Maximizing Nash Social Welfare in 2-Value Instances: The Half-Integer Case

We consider the problem of maximizing the Nash social welfare when allocating a set $G$ of indivisible goods to a set $N$ of agents. We study instances, in which all agents have 2-value additive valuations: The value of a good $g \in G$ for an agent $i \in N$ is either $1$ or $s$, where $s$ is an odd multiple of $\frac{1}{2}$ larger than one. We show that the problem is solvable in polynomial time. Akrami et at. showed that this problem is solvable in polynomial time if $s$ is integral and is NP-hard whenever $s = \frac{p}{q}$, $p \in \mathbb{N}$ and $q\in \mathbb{N}$ are co-prime and $p > q \ge 3$. For the latter situation, an approximation algorithm was also given. It obtains an approximation ratio of at most $1.0345$. Moreover, the problem is APX-hard, with a lower bound of $1.000015$ achieved at $\frac{p}{q} = \frac{5}{4}$. The case $q = 2$ and odd $p$ was left open.
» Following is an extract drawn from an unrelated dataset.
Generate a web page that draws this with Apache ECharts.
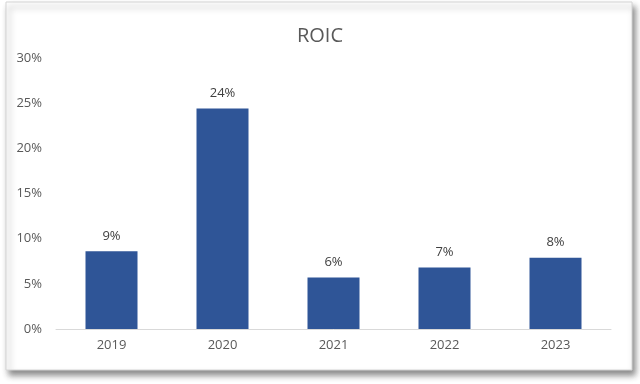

In the case of integral $s$, the problem is separable in the sense that the optimal allocation of the heavy goods (= value $s$ for some agent) is independent of the number of light goods (= value $1$ for all agents). This leads to an algorithm that first computes an optimal allocation of the heavy goods and then adds the light goods greedily. This separation no longer holds for $s = \frac{3}{2}$; a simple example is given in the introduction. Thus an algorithm has to consider heavy and light goods together. This complicates matters considerably. Our algorithm is based on a collection of improvement rules that transfers any allocation into an optimal allocation and exploits a connection to matchings with parity constraints.